Prompt. Leave out every picture, then output exactly the lines between the ones holding "Clone this chart in matplotlib." and "52-2012', 'Sem 01-2013']", inclusive, and nothing beyond them.

Supplied entries.
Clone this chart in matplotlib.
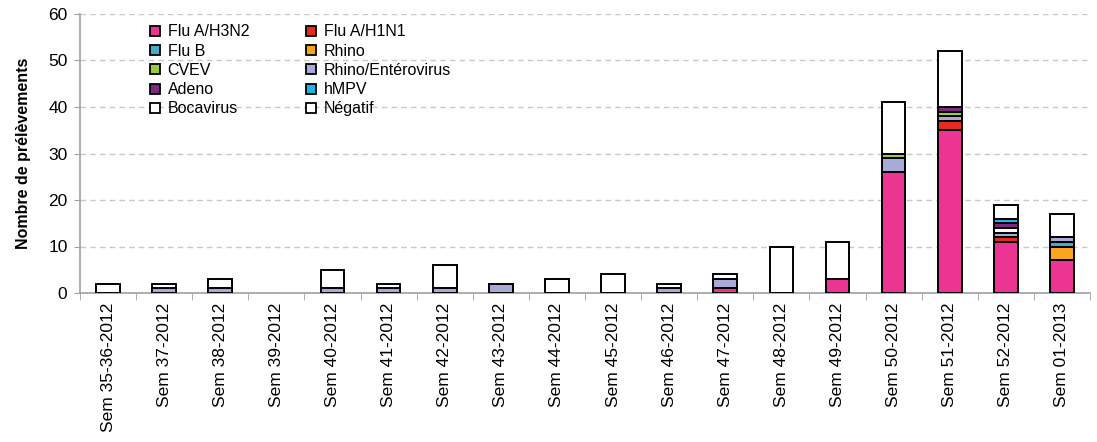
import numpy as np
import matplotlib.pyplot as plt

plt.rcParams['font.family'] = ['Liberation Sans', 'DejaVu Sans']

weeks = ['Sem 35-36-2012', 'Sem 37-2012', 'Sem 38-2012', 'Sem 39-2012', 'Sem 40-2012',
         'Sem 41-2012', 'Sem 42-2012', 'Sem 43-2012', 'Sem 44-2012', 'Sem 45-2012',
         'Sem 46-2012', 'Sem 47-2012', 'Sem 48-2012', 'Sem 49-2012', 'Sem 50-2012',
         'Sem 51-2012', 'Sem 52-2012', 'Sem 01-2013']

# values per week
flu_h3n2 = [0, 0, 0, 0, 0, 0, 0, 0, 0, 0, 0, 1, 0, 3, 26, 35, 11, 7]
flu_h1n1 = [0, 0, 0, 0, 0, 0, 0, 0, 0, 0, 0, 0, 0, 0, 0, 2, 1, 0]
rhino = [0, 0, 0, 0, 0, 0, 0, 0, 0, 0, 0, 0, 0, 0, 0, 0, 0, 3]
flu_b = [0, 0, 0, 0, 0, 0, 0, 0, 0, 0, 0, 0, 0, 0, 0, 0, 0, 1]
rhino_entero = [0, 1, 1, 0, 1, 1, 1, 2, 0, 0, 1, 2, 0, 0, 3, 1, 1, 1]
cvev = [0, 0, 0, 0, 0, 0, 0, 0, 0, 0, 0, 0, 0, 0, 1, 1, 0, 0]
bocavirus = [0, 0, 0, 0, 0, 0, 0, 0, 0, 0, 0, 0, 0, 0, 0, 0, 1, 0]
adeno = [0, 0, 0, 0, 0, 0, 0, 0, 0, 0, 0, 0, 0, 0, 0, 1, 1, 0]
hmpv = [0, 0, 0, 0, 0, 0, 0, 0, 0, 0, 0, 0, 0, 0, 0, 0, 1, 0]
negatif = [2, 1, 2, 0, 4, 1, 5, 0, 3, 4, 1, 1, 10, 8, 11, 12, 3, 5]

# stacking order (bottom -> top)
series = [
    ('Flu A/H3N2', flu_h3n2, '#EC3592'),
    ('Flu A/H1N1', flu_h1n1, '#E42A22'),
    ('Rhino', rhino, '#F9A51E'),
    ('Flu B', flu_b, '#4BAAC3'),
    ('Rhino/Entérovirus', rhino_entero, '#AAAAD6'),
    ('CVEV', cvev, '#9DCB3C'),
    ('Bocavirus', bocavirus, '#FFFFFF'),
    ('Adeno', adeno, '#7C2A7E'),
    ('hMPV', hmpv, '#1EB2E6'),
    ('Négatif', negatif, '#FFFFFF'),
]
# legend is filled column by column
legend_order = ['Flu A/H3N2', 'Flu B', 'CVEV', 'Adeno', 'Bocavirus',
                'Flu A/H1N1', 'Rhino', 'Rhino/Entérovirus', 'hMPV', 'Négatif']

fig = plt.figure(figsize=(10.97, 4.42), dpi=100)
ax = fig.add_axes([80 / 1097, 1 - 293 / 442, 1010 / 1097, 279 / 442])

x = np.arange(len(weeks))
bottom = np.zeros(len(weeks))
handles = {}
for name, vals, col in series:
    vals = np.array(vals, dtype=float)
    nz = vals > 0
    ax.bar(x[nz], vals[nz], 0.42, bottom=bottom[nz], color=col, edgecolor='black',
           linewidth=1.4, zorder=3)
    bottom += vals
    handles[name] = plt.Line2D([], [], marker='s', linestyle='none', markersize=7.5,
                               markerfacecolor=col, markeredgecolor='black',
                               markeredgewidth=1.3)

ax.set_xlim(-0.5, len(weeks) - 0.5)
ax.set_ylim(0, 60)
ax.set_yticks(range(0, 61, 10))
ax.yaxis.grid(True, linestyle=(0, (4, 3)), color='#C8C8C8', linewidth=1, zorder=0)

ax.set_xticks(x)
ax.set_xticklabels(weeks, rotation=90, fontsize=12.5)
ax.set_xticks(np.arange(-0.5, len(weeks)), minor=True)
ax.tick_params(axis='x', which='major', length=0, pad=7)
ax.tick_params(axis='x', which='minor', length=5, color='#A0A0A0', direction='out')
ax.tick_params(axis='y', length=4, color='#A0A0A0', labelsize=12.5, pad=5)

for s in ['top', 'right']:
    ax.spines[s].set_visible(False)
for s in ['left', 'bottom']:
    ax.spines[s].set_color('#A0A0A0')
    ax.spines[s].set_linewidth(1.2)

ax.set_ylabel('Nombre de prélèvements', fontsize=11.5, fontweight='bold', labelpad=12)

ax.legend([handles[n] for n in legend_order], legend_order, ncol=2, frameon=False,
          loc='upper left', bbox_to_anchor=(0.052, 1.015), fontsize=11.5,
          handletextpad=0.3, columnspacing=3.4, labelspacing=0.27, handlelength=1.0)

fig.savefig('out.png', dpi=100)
==
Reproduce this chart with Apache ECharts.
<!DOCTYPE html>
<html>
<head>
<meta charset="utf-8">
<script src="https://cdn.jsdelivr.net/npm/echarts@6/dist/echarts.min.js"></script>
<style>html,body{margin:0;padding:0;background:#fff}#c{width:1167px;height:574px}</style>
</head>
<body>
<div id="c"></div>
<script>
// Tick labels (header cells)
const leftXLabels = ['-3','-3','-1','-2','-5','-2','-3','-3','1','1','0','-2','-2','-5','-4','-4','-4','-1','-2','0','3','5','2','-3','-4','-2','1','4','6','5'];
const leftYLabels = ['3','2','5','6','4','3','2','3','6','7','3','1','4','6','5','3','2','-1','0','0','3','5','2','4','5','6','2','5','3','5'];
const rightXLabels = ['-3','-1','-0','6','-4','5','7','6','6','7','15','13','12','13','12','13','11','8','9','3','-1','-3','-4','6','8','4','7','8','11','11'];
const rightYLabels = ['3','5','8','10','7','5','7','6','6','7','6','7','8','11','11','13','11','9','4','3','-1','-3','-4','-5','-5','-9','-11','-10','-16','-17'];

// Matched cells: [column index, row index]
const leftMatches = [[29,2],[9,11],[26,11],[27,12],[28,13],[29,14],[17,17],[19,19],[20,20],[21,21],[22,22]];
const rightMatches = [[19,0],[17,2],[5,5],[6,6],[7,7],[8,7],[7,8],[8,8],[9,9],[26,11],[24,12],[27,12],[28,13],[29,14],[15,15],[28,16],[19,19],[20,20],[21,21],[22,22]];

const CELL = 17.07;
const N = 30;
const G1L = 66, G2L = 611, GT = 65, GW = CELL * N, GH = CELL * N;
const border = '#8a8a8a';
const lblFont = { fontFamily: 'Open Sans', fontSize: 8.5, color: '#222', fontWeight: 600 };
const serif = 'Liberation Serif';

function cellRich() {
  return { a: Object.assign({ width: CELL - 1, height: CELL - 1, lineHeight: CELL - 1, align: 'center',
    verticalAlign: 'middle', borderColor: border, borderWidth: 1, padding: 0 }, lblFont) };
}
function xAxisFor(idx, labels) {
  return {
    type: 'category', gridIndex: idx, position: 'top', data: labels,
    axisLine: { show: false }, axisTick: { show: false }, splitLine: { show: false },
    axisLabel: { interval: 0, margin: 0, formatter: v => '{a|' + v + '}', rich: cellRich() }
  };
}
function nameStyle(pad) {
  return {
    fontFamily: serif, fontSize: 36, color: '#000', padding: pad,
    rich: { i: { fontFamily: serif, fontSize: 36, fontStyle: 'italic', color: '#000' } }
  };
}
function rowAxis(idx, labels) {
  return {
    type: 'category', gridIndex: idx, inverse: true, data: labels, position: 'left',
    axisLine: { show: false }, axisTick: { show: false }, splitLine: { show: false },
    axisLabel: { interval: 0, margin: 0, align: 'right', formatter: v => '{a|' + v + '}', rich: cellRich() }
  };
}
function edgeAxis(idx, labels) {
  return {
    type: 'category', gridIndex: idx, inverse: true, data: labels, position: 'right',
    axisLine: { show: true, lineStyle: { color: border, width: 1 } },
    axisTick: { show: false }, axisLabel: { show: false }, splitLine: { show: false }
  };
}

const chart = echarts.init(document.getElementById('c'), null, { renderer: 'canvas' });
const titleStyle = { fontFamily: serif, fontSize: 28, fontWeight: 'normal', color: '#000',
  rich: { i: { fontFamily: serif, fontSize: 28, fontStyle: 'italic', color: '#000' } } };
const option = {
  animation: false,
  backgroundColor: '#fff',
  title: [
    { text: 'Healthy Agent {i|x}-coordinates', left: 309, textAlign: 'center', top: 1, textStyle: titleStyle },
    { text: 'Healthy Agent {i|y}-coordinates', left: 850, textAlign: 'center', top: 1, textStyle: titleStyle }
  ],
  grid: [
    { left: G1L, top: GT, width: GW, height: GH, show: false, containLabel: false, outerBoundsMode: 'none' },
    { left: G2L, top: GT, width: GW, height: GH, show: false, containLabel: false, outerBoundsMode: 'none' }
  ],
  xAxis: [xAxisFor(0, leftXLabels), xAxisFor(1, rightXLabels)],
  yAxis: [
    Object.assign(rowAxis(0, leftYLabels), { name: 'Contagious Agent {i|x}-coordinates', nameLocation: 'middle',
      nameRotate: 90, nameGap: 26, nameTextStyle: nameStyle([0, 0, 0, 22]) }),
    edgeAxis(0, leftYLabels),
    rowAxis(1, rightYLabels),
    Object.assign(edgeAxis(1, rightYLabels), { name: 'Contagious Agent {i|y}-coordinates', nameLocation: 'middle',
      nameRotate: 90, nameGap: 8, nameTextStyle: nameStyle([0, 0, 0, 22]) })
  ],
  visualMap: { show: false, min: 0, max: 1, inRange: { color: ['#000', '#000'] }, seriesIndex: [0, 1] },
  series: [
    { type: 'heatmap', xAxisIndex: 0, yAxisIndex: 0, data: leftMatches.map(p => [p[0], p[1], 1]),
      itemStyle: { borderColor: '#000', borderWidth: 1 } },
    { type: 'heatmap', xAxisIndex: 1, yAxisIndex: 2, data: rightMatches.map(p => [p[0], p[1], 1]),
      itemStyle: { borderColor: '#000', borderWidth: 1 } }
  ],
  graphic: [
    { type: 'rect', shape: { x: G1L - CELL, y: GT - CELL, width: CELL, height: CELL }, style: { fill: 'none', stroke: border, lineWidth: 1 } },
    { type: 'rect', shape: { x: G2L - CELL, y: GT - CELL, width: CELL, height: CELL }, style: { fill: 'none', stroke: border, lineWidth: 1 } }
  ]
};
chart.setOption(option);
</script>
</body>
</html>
--
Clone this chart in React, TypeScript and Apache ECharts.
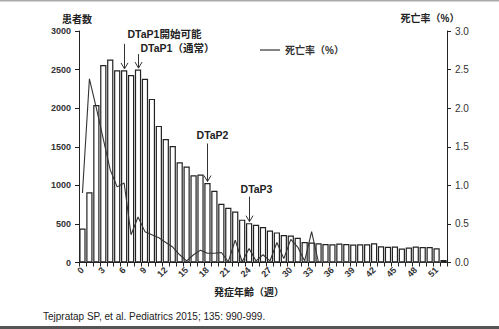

Output of the task.
Clone this chart in matplotlib.
import numpy as np
import matplotlib.pyplot as plt

plt.rcParams['font.family'] = ['Liberation Sans', 'DejaVu Sans']

weeks = ['Sem 35-36-2012', 'Sem 37-2012', 'Sem 38-2012', 'Sem 39-2012', 'Sem 40-2012',
         'Sem 41-2012', 'Sem 42-2012', 'Sem 43-2012', 'Sem 44-2012', 'Sem 45-2012',
         'Sem 46-2012', 'Sem 47-2012', 'Sem 48-2012', 'Sem 49-2012', 'Sem 50-2012',
         'Sem 51-2012', 'Sem 52-2012', 'Sem 01-2013']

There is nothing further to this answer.